Here, \(N_\mathrm{str}\) is the number of structures in the training data set (if using a full batch) or the number of structures in a mini-batch (see the batch keyword in the nep.in input file) and \(N\) is the total number of atoms in these structures. \(U^\mathrm{NEP}(n,\boldsymbol{z})\) and \(W_{\mu\nu}^\mathrm{NEP}(n,\boldsymbol{z})\) are the per-atom energy and virial tensor predicted by the NEP model with parameters \(\boldsymbol{z}\) for the \(n^\mathrm{th}\) structure, and \(\boldsymbol{F}_i^\mathrm{NEP}(\boldsymbol{z})\) is the predicted force for the \(i^\mathrm{th}\) atom. \(U^\mathrm{tar}(n)\), \(W_{\mu\nu}^\mathrm{tar}(n)\), and \(\boldsymbol{F}_i^\mathrm{tar}\) are the corresponding target values.
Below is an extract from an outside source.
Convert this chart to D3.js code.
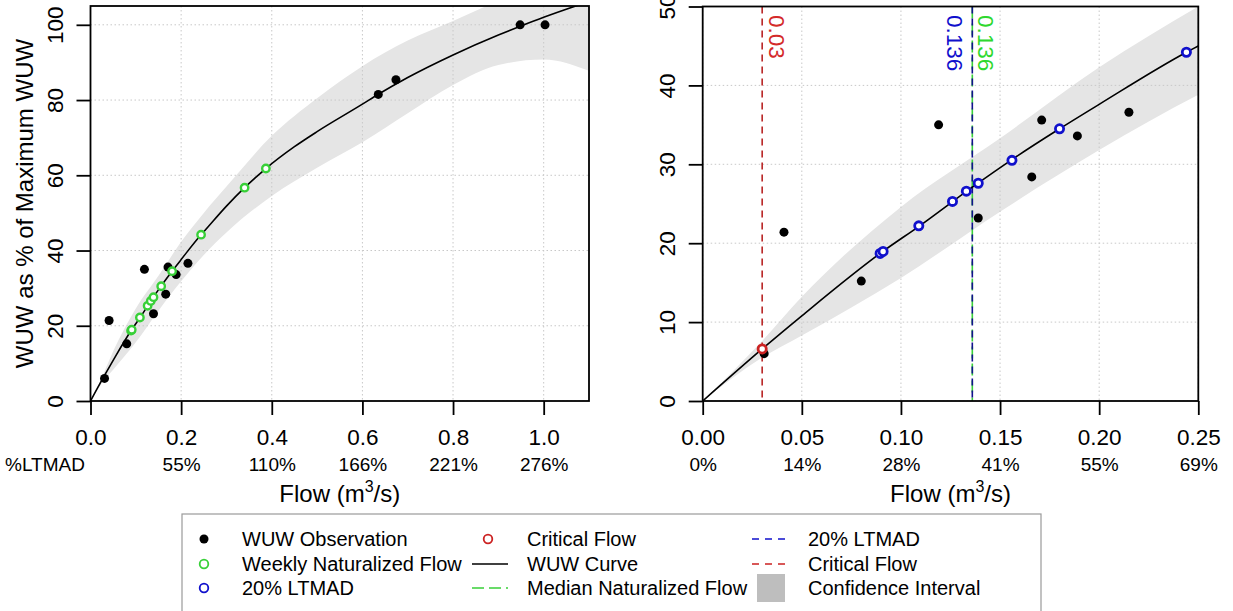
<!DOCTYPE html>
<html>
<head>
<meta charset="utf-8">
<script src="https://cdn.jsdelivr.net/npm/d3@7/dist/d3.min.js"></script>
<style>
  html, body { margin: 0; padding: 0; background: #fff; }
  svg { display: block; font-family: "Liberation Sans", Arial, sans-serif; }
</style>
</head>
<body>
<svg id="chart" width="1233" height="611"></svg>
<script>
// WUW observations: flow (m3/s) and WUW as % of maximum
const obsFlow = [0.031, 0.041, 0.080, 0.119, 0.139, 0.166, 0.171, 0.189, 0.215, 0.635, 0.674, 0.948, 1.003];
const obsWUW  = [6.0, 21.4, 15.2, 35.0, 23.2, 28.4, 35.6, 33.6, 36.6, 81.5, 85.4, 100.0, 100.0];

// Weekly naturalized flows placed on the WUW curve
const weeklyFlow = [0.0895, 0.091, 0.109, 0.126, 0.133, 0.139, 0.156, 0.180, 0.244, 0.340, 0.387];
const weeklyWUW  = [18.7, 18.95, 22.2, 25.3, 26.6, 27.6, 30.5, 34.5, 44.2, 56.7, 61.8];

// Fitted WUW curve
const curveFlow = [0, 0.03, 0.05, 0.09, 0.11, 0.136, 0.156, 0.18, 0.2, 0.244, 0.25, 0.3, 0.34, 0.387, 0.45, 0.5, 0.6, 0.636, 0.7, 0.8, 0.9, 0.95, 1.0, 1.1];
const curveWUW  = [0, 6.6, 10.8, 18.8, 22.3, 27.1, 30.6, 34.5, 37.6, 44.2, 45.0, 51.8, 56.7, 61.8, 67.6, 71.6, 78.9, 81.6, 86.0, 92.0, 97.3, 99.7, 102.0, 106.2];

// Confidence interval of the curve
const bandFlow  = [0, 0.03, 0.05, 0.1, 0.15, 0.2, 0.25, 0.3, 0.4, 0.5, 0.6, 0.7, 0.8, 0.9, 1.0, 1.1];
const bandLower = [0, 5.5, 8.3, 15.6, 24.0, 31.8, 38.8, 44.8, 54.5, 62.0, 68.8, 76.5, 84.0, 89.3, 90.8, 87.8];
const bandUpper = [0, 7.6, 13.2, 24.6, 33.3, 42.3, 50.0, 57.0, 70.5, 80.5, 89.0, 95.8, 101.0, 106.5, 112.5, 119.0];

// Reference flows
const criticalFlow = 0.03, criticalWUW = 6.6;
const ltmad20Flow = 0.136;
const medianFlow = 0.136;
const criticalLabel = "0.03", ltmad20Label = "0.136", medianLabel = "0.136";

// Axis ticks and %LTMAD labels
const leftXTicks = [0, 0.2, 0.4, 0.6, 0.8, 1.0];
const leftPctTicks = [0.2, 0.4, 0.6, 0.8, 1.0];
const leftPctLabels = ["55%", "110%", "166%", "221%", "276%"];
const leftYTicks = [0, 20, 40, 60, 80, 100];
const rightXTicks = [0, 0.05, 0.10, 0.15, 0.20, 0.25];
const rightPctLabels = ["0%", "14%", "28%", "41%", "55%", "69%"];
const rightYTicks = [0, 10, 20, 30, 40, 50];

const C = {
  band: "#e5e5e5", grid: "#c8c8c8", green: "#38d038", blue: "#1010cc",
  blueLine: "#12128c", red: "#cc2222", redLine: "#b82424", legendGray: "#bebebe"
};

const svg = d3.select("#chart");
const obs = obsFlow.map((f, i) => ({ f, v: obsWUW[i] }));
const weekly = weeklyFlow.map((f, i) => ({ f, v: weeklyWUW[i] }));
const curve = curveFlow.map((f, i) => ({ f, v: curveWUW[i] }));
const band = bandFlow.map((f, i) => ({ f, lo: bandLower[i], hi: bandUpper[i] }));

function panel(id, x, y, opts) {
  const [x0, x1] = x.range();
  const [yb, yt] = y.range();
  const g = svg.append("g");
  svg.append("clipPath").attr("id", id).append("rect")
    .attr("x", x0).attr("y", yt).attr("width", x1 - x0).attr("height", yb - yt);
  const inner = g.append("g").attr("clip-path", `url(#${id})`);

  inner.append("path").datum(band)
    .attr("fill", C.band)
    .attr("d", d3.area().x(d => x(d.f)).y0(d => y(d.lo)).y1(d => y(d.hi)).curve(d3.curveMonotoneX));

  // dotted grid at the tick positions
  inner.selectAll(".gx").data(opts.xTicks).join("line")
    .attr("x1", d => x(d)).attr("x2", d => x(d)).attr("y1", yt).attr("y2", yb)
    .attr("stroke", C.grid).attr("stroke-width", 1).attr("stroke-dasharray", "1.5,2.5");
  inner.selectAll(".gy").data(opts.yTicks).join("line")
    .attr("x1", x0).attr("x2", x1).attr("y1", d => y(d)).attr("y2", d => y(d))
    .attr("stroke", C.grid).attr("stroke-width", 1).attr("stroke-dasharray", "1.5,2.5");

  if (opts.refLines) opts.refLines(inner);

  inner.append("path").datum(curve)
    .attr("fill", "none").attr("stroke", "#000").attr("stroke-width", 1.6)
    .attr("d", d3.line().x(d => x(d.f)).y(d => y(d.v)).curve(d3.curveMonotoneX));

  inner.selectAll(".obs").data(obs).join("circle")
    .attr("cx", d => x(d.f)).attr("cy", d => y(d.v)).attr("r", 4.5).attr("fill", "#000");

  inner.selectAll(".wk").data(weekly).join("circle")
    .attr("cx", d => x(d.f)).attr("cy", d => y(d.v)).attr("r", opts.wkR)
    .attr("fill", "#fff").attr("stroke", opts.wkColor).attr("stroke-width", opts.wkW);

  if (opts.extra) opts.extra(inner);

  g.append("rect").attr("x", x0).attr("y", yt).attr("width", x1 - x0).attr("height", yb - yt)
    .attr("fill", "none").attr("stroke", "#000").attr("stroke-width", 1.8);

  // x axis with flow labels
  const ax = g.append("g").attr("transform", `translate(0,${yb})`)
    .call(d3.axisBottom(x).tickValues(opts.xTicks).tickSize(14).tickFormat(opts.xFmt));
  ax.select(".domain").remove();
  ax.selectAll(".tick line").attr("stroke", "#000").attr("stroke-width", 1.8);
  ax.selectAll("text").attr("y", 44).attr("dy", null)
    .attr("font-size", 22.5).attr("font-family", "Liberation Sans, Arial, sans-serif").attr("fill", "#000");

  // %LTMAD row
  const px = g.append("g").attr("transform", `translate(0,${yb})`)
    .call(d3.axisBottom(x).tickValues(opts.pctTicks).tickSize(0)
      .tickFormat((d, i) => opts.pctLabels[i]));
  px.select(".domain").remove();
  px.selectAll("text").attr("y", 70).attr("dy", null)
    .attr("font-size", 19).attr("font-family", "Liberation Sans, Arial, sans-serif").attr("fill", "#000");

  // y axis, labels parallel to the axis
  const ay = g.append("g").attr("transform", `translate(${x0},0)`)
    .call(d3.axisLeft(y).tickValues(opts.yTicks).tickSize(14).tickFormat(d3.format("d")));
  ay.select(".domain").remove();
  ay.selectAll(".tick line").attr("stroke", "#000").attr("stroke-width", 1.8);
  ay.selectAll("text").attr("x", null).attr("dy", null).attr("y", -28)
    .attr("transform", "rotate(-90)").attr("text-anchor", "middle")
    .attr("font-size", 22.5).attr("font-family", "Liberation Sans, Arial, sans-serif").attr("fill", "#000");

  // x title
  const t = g.append("text").attr("x", (x0 + x1) / 2).attr("y", 502)
    .attr("text-anchor", "middle").attr("font-size", 24).attr("fill", "#000");
  t.append("tspan").text("Flow (m");
  t.append("tspan").attr("font-size", 16).attr("dy", -10).text("3");
  t.append("tspan").attr("dy", 10).text("/s)");
  return g;
}

// Left panel: full flow range
const xL = d3.scaleLinear().domain([0, 1.1]).range([90.5, 589]);
const yL = d3.scaleLinear().domain([0, 105]).range([401, 6]);
const gL = panel("clipL", xL, yL, {
  xTicks: leftXTicks, yTicks: leftYTicks, xFmt: d3.format(".1f"),
  pctTicks: leftPctTicks, pctLabels: leftPctLabels,
  wkColor: C.green, wkR: 3.7, wkW: 2.4
});
gL.append("text").attr("x", 5).attr("y", 471).attr("font-size", 19).attr("fill", "#000").text("%LTMAD");
gL.append("text").attr("transform", `translate(33,${(yL(0) + yL(105)) / 2}) rotate(-90)`)
  .attr("text-anchor", "middle").attr("font-size", 24).attr("fill", "#000")
  .text("WUW as % of Maximum WUW");

// Right panel: low-flow detail with reference flows
const xR = d3.scaleLinear().domain([0, 0.25]).range([702.7, 1198.3]);
const yR = d3.scaleLinear().domain([0, 50]).range([401, 6.5]);
const gR = panel("clipR", xR, yR, {
  xTicks: rightXTicks, yTicks: rightYTicks, xFmt: d3.format(".2f"),
  pctTicks: rightXTicks, pctLabels: rightPctLabels,
  wkColor: C.blue, wkR: 4.1, wkW: 2.8,
  refLines: g => {
    const [yb, yt] = yR.range();
    const vline = (f, col, dash) => g.append("line")
      .attr("x1", xR(f)).attr("x2", xR(f)).attr("y1", yt).attr("y2", yb)
      .attr("stroke", col).attr("stroke-width", 1.6).attr("stroke-dasharray", dash);
    vline(medianFlow, C.green, "12,5");
    vline(ltmad20Flow, C.blueLine, "7,5");
    vline(criticalFlow, C.redLine, "7,5");
  },
  extra: g => {
    g.append("circle").attr("cx", xR(criticalFlow)).attr("cy", yR(criticalWUW)).attr("r", 4.1)
      .attr("fill", "#fff").attr("stroke", C.red).attr("stroke-width", 2.8);
  }
});
const refLabel = (xpos, col, txt) => gR.append("text")
  .attr("transform", `translate(${xpos},15) rotate(90)`)
  .attr("font-size", 22.5).attr("fill", col).text(txt);
refLabel(xR(criticalFlow) + 7, "#d42a2a", criticalLabel);
refLabel(xR(ltmad20Flow) - 25, C.blue, ltmad20Label);
refLabel(xR(medianFlow) + 6, "#2ed82e", medianLabel);

// Legend
const leg = svg.append("g");
leg.append("rect").attr("x", 182).attr("y", 514).attr("width", 859).attr("height", 104)
  .attr("fill", "#fff").attr("stroke", "#9a9a9a").attr("stroke-width", 1.2);
const rows = [539, 564, 588];
const legendItems = [
  { col: 0, row: 0, kind: "dot", color: "#000", label: "WUW Observation" },
  { col: 0, row: 1, kind: "ring", color: C.green, label: "Weekly Naturalized Flow" },
  { col: 0, row: 2, kind: "ring", color: C.blue, label: "20% LTMAD" },
  { col: 1, row: 0, kind: "ring", color: C.red, label: "Critical Flow" },
  { col: 1, row: 1, kind: "line", color: "#000", dash: null, label: "WUW Curve" },
  { col: 1, row: 2, kind: "line", color: C.green, dash: "12,5", label: "Median Naturalized Flow" },
  { col: 2, row: 0, kind: "line", color: C.blue, dash: "7,6", label: "20% LTMAD" },
  { col: 2, row: 1, kind: "line", color: C.red, dash: "7,6", label: "Critical Flow" },
  { col: 2, row: 2, kind: "box", color: C.legendGray, label: "Confidence Interval" }
];
const cols = [
  { sym: 204, seg: [186, 222], text: 242 },
  { sym: 488, seg: [472, 508], text: 527 },
  { sym: 771, seg: [752, 790], text: 808 }
];
legendItems.forEach(it => {
  const c = cols[it.col], yy = rows[it.row];
  if (it.kind === "dot") {
    leg.append("circle").attr("cx", c.sym).attr("cy", yy).attr("r", 4.5).attr("fill", it.color);
  } else if (it.kind === "ring") {
    leg.append("circle").attr("cx", c.sym).attr("cy", yy).attr("r", 4.3)
      .attr("fill", "none").attr("stroke", it.color).attr("stroke-width", 1.8);
  } else if (it.kind === "line") {
    leg.append("line").attr("x1", c.seg[0]).attr("x2", c.seg[1]).attr("y1", yy).attr("y2", yy)
      .attr("stroke", it.color).attr("stroke-width", 1.6).attr("stroke-dasharray", it.dash);
  } else {
    leg.append("rect").attr("x", c.sym - 14).attr("y", yy - 14).attr("width", 28).attr("height", 28)
      .attr("fill", it.color);
  }
  leg.append("text").attr("x", c.text).attr("y", yy + 7).attr("font-size", 20).attr("fill", "#000")
    .text(it.label);
});
</script>
</body>
</html>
That is, the loss terms for energies, forces, and virials are defined as the respective RMSE values between the NEP predictions and the target values. The last two terms represent \(\mathcal{L}_1\) and \(\mathcal{L}_2\) regularization terms of the parameter vector. The weights \(\lambda_\mathrm{e}\), \(\lambda_\mathrm{f}\), \(\lambda_\mathrm{v}\), \(\lambda_1\), and \(\lambda_2\) are tunable hyper-parameters (see the eponymous keywords in the nep.in input file). When calculating the loss function, we use eV/atom for energies and virials and eV/Å for force components.